MATERIAL
----------------

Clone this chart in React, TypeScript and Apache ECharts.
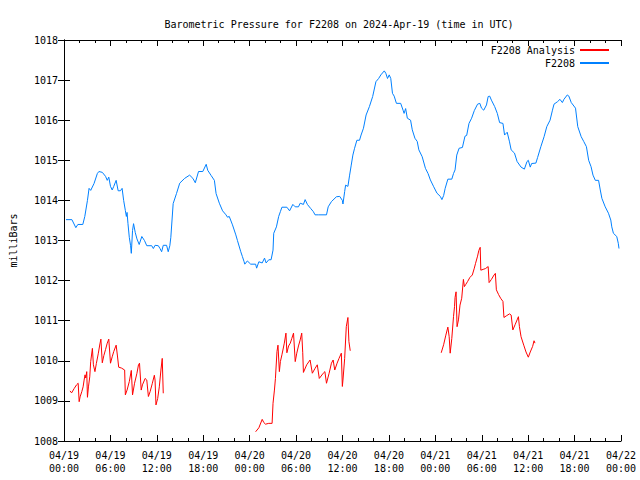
import { useEffect, useRef } from "react";
import * as echarts from "echarts";

// ---- chart texts ----
const chartTitle = "Barometric Pressure for F2208 on 2024-Apr-19 (time in UTC)";
const yAxisTitle = "milliBars";
const stationName = "F2208";
const analysisName = "F2208 Analysis";

// ---- axes ----
const monthLabel = "04";
const startDay = 19;
const xMinHours = 0;
const xMaxHours = 72;
const xStepHours = 6;
const yMin = 1008;
const yMax = 1018;
const yStep = 1;

// ---- F2208 observed pressure (hours since 04/19 00:00 UTC, mbar) ----
const stationHours = [
  0.26, 1.02, 1.53, 1.79, 2.43, 2.69, 3.03, 3.24, 3.45, 3.88, 4.31, 4.51, 4.95, 5.37, 5.59, 5.79,
  6.01, 6.23, 6.43, 6.74, 7.0, 7.29, 7.51, 7.71, 7.93, 8.06, 8.15, 8.27, 8.44, 8.61, 8.7, 8.86,
  8.99, 9.21, 9.43, 9.72, 10.06, 10.4, 10.7, 11.34, 11.55, 11.77, 12.19, 12.41, 12.62, 12.83,
  13.26, 13.47, 13.68, 13.81, 14.11, 14.54, 14.96, 15.6, 16.24, 16.66, 16.97, 17.39, 17.94, 18.38,
  18.58, 19.02, 19.44, 19.66, 20.08, 20.5, 20.94, 21.14, 21.36, 21.78, 22.21, 22.42, 22.85, 23.06,
  23.28, 23.37, 23.7, 24.13, 24.77, 24.9, 25.19, 25.62, 25.92, 26.13, 26.47, 26.77, 27.02, 27.11,
  27.46, 27.75, 27.97, 28.17, 28.81, 29.16, 29.58, 29.89, 30.31, 30.53, 30.95, 31.17, 31.46, 31.88,
  32.23, 32.45, 32.87, 33.93, 34.15, 34.57, 35.21, 35.64, 35.98, 36.06, 36.28, 36.4, 36.7, 36.92,
  37.13, 37.34, 37.56, 37.86, 38.2, 38.4, 38.71, 39.05, 39.48, 39.9, 40.32, 40.67, 40.96, 41.4,
  41.6, 41.82, 42.04, 42.24, 42.46, 42.68, 42.97, 43.52, 43.83, 43.96, 44.16, 44.38, 44.8, 45.02,
  45.36, 45.66, 45.87, 46.3, 46.72, 47.06, 47.36, 47.79, 48.21, 48.64, 48.85, 49.07, 49.27, 49.62,
  50.13, 50.35, 50.55, 50.77, 51.07, 51.5, 51.83, 52.05, 52.35, 52.69, 53.04, 53.46, 53.75, 53.97,
  54.26, 54.61, 54.83, 55.03, 55.25, 55.67, 56.01, 56.31, 56.74, 56.95, 57.29, 57.59, 57.8, 58.23,
  58.57, 59.08, 59.51, 59.85, 60.02, 60.27, 60.45, 61.0, 61.22, 61.64, 62.06, 62.41, 62.83, 63.14,
  63.34, 63.78, 64.11, 64.42, 64.62, 65.06, 65.26, 65.57, 66.12, 66.41, 66.85, 67.18, 67.53, 67.82,
  68.13, 68.38, 68.68, 69.1, 69.32, 69.53, 69.96, 70.38, 70.68, 70.81, 71.02, 71.45, 71.65, 71.74,
];
const stationValues = [
  1013.52, 1013.52, 1013.32, 1013.4, 1013.4, 1013.6, 1014.0, 1014.3, 1014.25, 1014.42, 1014.67, 1014.72, 1014.7, 1014.6, 1014.5, 1014.58,
  1014.35, 1014.26, 1014.35, 1014.5, 1014.24, 1014.24, 1014.3, 1014.0, 1013.75, 1013.6, 1013.7, 1013.42, 1013.08, 1012.87, 1012.68, 1013.25,
  1013.42, 1013.2, 1013.04, 1012.9, 1013.1, 1013.0, 1012.87, 1012.87, 1012.8, 1012.88, 1012.87, 1012.8, 1012.72, 1012.88,
  1012.88, 1012.72, 1012.87, 1013.08, 1013.92, 1014.17, 1014.43, 1014.55, 1014.63, 1014.55, 1014.44, 1014.72, 1014.72, 1014.9,
  1014.75, 1014.62, 1014.5, 1014.17, 1013.93, 1013.74, 1013.64, 1013.58, 1013.6, 1013.39, 1013.14, 1013.0, 1012.72, 1012.6,
  1012.47, 1012.41, 1012.49, 1012.41, 1012.41, 1012.31, 1012.47, 1012.44, 1012.56, 1012.44, 1012.52, 1012.52, 1012.76, 1013.18,
  1013.34, 1013.6, 1013.72, 1013.83, 1013.83, 1013.74, 1013.9, 1013.84, 1013.84, 1013.93, 1013.9, 1014.02, 1013.9, 1013.8,
  1013.72, 1013.64, 1013.64, 1013.64, 1013.84, 1013.97, 1014.09, 1014.1, 1014.0, 1013.91, 1014.22, 1014.38, 1014.35, 1014.63,
  1014.88, 1015.13, 1015.3, 1015.5, 1015.5, 1015.63, 1015.8, 1016.13, 1016.34, 1016.59, 1016.96, 1017.04, 1017.13, 1017.23,
  1017.17, 1017.04, 1017.13, 1017.04, 1016.67, 1016.6, 1016.42, 1016.42, 1016.25, 1016.17, 1016.29, 1016.05, 1016.0, 1015.76,
  1015.55, 1015.47, 1015.26, 1015.09, 1014.8, 1014.67, 1014.51, 1014.34, 1014.18, 1014.1, 1014.02, 1014.12, 1014.3, 1014.53,
  1014.53, 1014.67, 1014.76, 1015.13, 1015.3, 1015.32, 1015.6, 1015.62, 1015.92, 1016.05, 1016.24, 1016.4, 1016.42, 1016.3,
  1016.25, 1016.38, 1016.59, 1016.6, 1016.5, 1016.34, 1016.17, 1015.94, 1015.92, 1015.63, 1015.7, 1015.46, 1015.26, 1015.18,
  1014.97, 1014.83, 1014.78, 1014.97, 1015.0, 1014.83, 1014.92, 1014.93, 1015.07, 1015.34, 1015.59, 1015.84, 1016.0, 1016.25,
  1016.4, 1016.46, 1016.52, 1016.44, 1016.52, 1016.63, 1016.6, 1016.44, 1016.3, 1015.84, 1015.59, 1015.47, 1015.34, 1015.0,
  1014.84, 1014.63, 1014.5, 1014.5, 1014.26, 1014.05, 1013.84, 1013.68, 1013.51, 1013.34, 1013.18, 1013.1, 1012.93, 1012.8,
];

// ---- F2208 Analysis (three separate runs, with gaps between) ----
const analysisRun1Hours = [
  0.77, 0.98, 1.32, 1.62, 1.83, 1.96, 2.08, 2.3, 2.47, 2.6, 2.72, 2.81, 2.94, 3.03, 3.16, 3.33,
  3.45, 3.67, 3.8, 4.0, 4.18, 4.44, 4.64, 4.77, 4.95, 5.15, 5.37, 5.59, 5.79, 6.01, 6.23, 6.43,
  6.74, 6.91, 7.07, 7.42, 7.84, 7.93, 8.15, 8.44, 8.7, 8.86, 9.12, 9.43, 9.63, 9.76, 9.98, 10.14,
  10.49, 10.7, 10.91, 11.13, 11.42, 11.68, 11.77, 11.89, 12.11, 12.32, 12.53, 12.7, 12.83,
];
const analysisRun1Values = [
  1009.25, 1009.2, 1009.31, 1009.4, 1009.44, 1008.98, 1009.1, 1009.23, 1009.35, 1009.52, 1009.65, 1009.57, 1009.73, 1009.09, 1009.35, 1009.6,
  1009.98, 1010.31, 1009.9, 1009.73, 1009.93, 1010.19, 1010.42, 1010.54, 1009.95, 1010.13, 1010.28, 1010.44, 1010.54, 1009.94, 1010.1, 1010.23,
  1010.39, 1010.12, 1009.84, 1009.82, 1009.77, 1009.15, 1009.27, 1009.48, 1009.76, 1009.15, 1009.44, 1009.69, 1009.9, 1009.94, 1009.27, 1009.4,
  1009.56, 1009.52, 1009.11, 1009.23, 1009.44, 1009.64, 1009.52, 1008.9, 1009.06, 1009.35, 1009.77, 1010.06, 1009.19,
];
const analysisRun2Hours = [
  24.77, 25.19, 25.62, 25.83, 26.05, 26.47, 26.9, 27.02, 27.2, 27.33, 27.53, 27.66, 27.84, 27.97, 28.17, 28.48,
  28.69, 28.81, 29.03, 29.25, 29.45, 29.67, 29.89, 30.09, 30.31, 30.53, 30.73, 30.86, 30.95, 31.37, 31.81, 32.1,
  32.45, 32.74, 33.0, 33.51, 33.72, 33.93, 34.27, 34.57, 34.79, 35.0, 35.3, 35.55, 35.85, 35.98, 36.06, 36.28,
  36.49, 36.7, 36.83, 37.0,
];
const analysisRun2Values = [
  1008.23, 1008.33, 1008.54, 1008.46, 1008.42, 1008.44, 1008.44, 1008.94, 1009.27, 1009.56, 1010.23, 1010.39, 1009.73, 1009.98, 1010.15, 1010.44,
  1010.69, 1010.2, 1010.37, 1010.44, 1010.56, 1010.69, 1009.98, 1010.19, 1010.37, 1010.52, 1010.69, 1010.2, 1009.71, 1009.9, 1010.02, 1009.69,
  1009.81, 1009.9, 1009.56, 1009.69, 1009.73, 1009.44, 1009.69, 1009.94, 1010.02, 1009.77, 1009.94, 1010.06, 1010.19, 1009.36, 1009.52, 1010.06,
  1010.85, 1011.08, 1010.48, 1010.25,
];
const analysisRun3Hours = [
  48.76, 49.07, 49.36, 49.62, 49.79, 49.92, 50.13, 50.35, 50.48, 50.55, 50.68, 50.81, 50.99, 51.19, 51.41, 51.63,
  51.76, 51.92, 52.18, 52.47, 52.78, 53.04, 53.2, 53.46, 53.62, 53.8, 53.88, 54.18, 54.48, 54.83, 54.95, 55.25,
  55.59, 55.76, 55.89, 56.18, 56.44, 56.74, 56.87, 57.17, 57.59, 57.8, 58.02, 58.31, 58.57, 58.74, 58.87, 59.08,
  59.43, 59.72, 60.02, 60.27, 60.58, 60.76, 60.88,
];
const analysisRun3Values = [
  1010.2, 1010.4, 1010.64, 1010.84, 1010.6, 1010.19, 1010.56, 1011.1, 1011.35, 1011.58, 1011.72, 1010.85, 1011.02, 1011.39, 1011.56, 1012.03,
  1011.85, 1011.9, 1011.98, 1012.08, 1012.14, 1012.31, 1012.43, 1012.61, 1012.75, 1012.83, 1012.26, 1012.28, 1012.3, 1012.35, 1011.95, 1012.03,
  1012.14, 1012.18, 1011.77, 1011.65, 1011.56, 1011.48, 1011.08, 1011.12, 1011.17, 1011.14, 1010.77, 1010.9, 1011.02, 1011.1, 1010.85, 1010.6,
  1010.39, 1010.22, 1010.09, 1010.22, 1010.36, 1010.5, 1010.44,
];

const stationColor = "#0080ff";
const analysisColor = "#ff0000";
const FONT = "'DejaVu Sans Mono', 'Liberation Mono', monospace";

function pairs(h: number[], v: number[]) {
  return h.map((t, i) => [t, v[i]]);
}

function pad2(n: number) {
  return n < 10 ? "0" + n : String(n);
}

function timeLabel(value: number) {
  const h = Math.round(value);
  const day = startDay + Math.floor(h / 24);
  return `${monthLabel}/${pad2(day)}\n${pad2(h % 24)}:00`;
}

export default function App() {
  const ref = useRef<HTMLDivElement>(null);

  useEffect(() => {
    if (!ref.current) return;
    const chart = echarts.init(ref.current, null, { renderer: "svg" });

    const analysisData: any[] = [
      ...pairs(analysisRun1Hours, analysisRun1Values),
      [18, "-"],
      ...pairs(analysisRun2Hours, analysisRun2Values),
      [42, "-"],
      ...pairs(analysisRun3Hours, analysisRun3Values),
    ];

    const tickCommon = {
      axisLine: { show: true, lineStyle: { color: "#000", width: 1 } },
      splitLine: { show: false },
    };

    chart.setOption({
      animation: false,
      backgroundColor: "#fff",
      textStyle: { fontFamily: FONT },
      title: {
        text: chartTitle,
        left: 334,
        textAlign: "center",
        top: 14,
        textStyle: { fontFamily: FONT, fontSize: 10, fontWeight: "normal", color: "#000" },
      },
      legend: {
        orient: "vertical",
        right: 26,
        top: 40,
        align: "right",
        itemWidth: 29,
        itemHeight: 2,
        itemGap: 3,
        icon: "rect",
        textStyle: { fontFamily: FONT, fontSize: 10, color: "#000" },
        data: [analysisName, stationName],
      },
      grid: { left: 58, right: 19, top: 40, bottom: 39, containLabel: false },
      xAxis: [
        {
          type: "value",
          min: xMinHours,
          max: xMaxHours,
          interval: xStepHours,
          position: "bottom",
          ...tickCommon,
          axisTick: { show: true, inside: true, length: 6, lineStyle: { color: "#000" } },
          minorTick: { show: true, splitNumber: 3, length: 3, lineStyle: { color: "#000" } },
          axisLabel: {
            formatter: timeLabel,
            fontFamily: FONT,
            fontSize: 10,
            color: "#000",
            lineHeight: 13,
            margin: 8,
          },
        },
        {
          type: "value",
          min: xMinHours,
          max: xMaxHours,
          interval: xStepHours,
          position: "top",
          ...tickCommon,
          axisTick: { show: true, inside: true, length: 6, lineStyle: { color: "#000" } },
          minorTick: { show: true, splitNumber: 3, length: 3, lineStyle: { color: "#000" } },
          axisLabel: { show: false },
        },
      ],
      yAxis: [
        {
          type: "value",
          min: yMin,
          max: yMax,
          interval: yStep,
          position: "left",
          ...tickCommon,
          axisTick: { show: true, inside: true, length: 6, lineStyle: { color: "#000" } },
          axisLabel: {
            formatter: (v: number) => String(v),
            fontFamily: FONT,
            fontSize: 10,
            color: "#000",
            margin: 6,
          },
          name: yAxisTitle,
          nameLocation: "middle",
          nameRotate: 90,
          nameGap: 46,
          nameTextStyle: { fontFamily: FONT, fontSize: 10, color: "#000" },
        },
        {
          type: "value",
          min: yMin,
          max: yMax,
          interval: yStep,
          position: "right",
          ...tickCommon,
          axisTick: { show: true, inside: true, length: 6, lineStyle: { color: "#000" } },
          axisLabel: { show: false },
        },
      ],
      series: [
        {
          name: analysisName,
          type: "line",
          xAxisIndex: 0,
          yAxisIndex: 0,
          data: analysisData,
          showSymbol: false,
          symbol: "none",
          connectNulls: false,
          lineStyle: { color: analysisColor, width: 1 },
          itemStyle: { color: analysisColor },
        },
        {
          name: stationName,
          type: "line",
          xAxisIndex: 0,
          yAxisIndex: 0,
          data: pairs(stationHours, stationValues),
          showSymbol: false,
          symbol: "none",
          lineStyle: { color: stationColor, width: 1 },
          itemStyle: { color: stationColor },
        },
      ],
    });

    return () => chart.dispose();
  }, []);

  return <div ref={ref} style={{ width: 640, height: 480, position: "absolute", left: 0, top: 0 }} />;
}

----------------

SET EXERCISE
In the data above, please extract the lines from the first one through the line with "import * as", exactly, and keep pictures out.

OUTPUT OF THE EXERCISE
Clone this chart in React, TypeScript and Apache ECharts.
import { useEffect, useRef } from "react";
import * as echarts from "echarts";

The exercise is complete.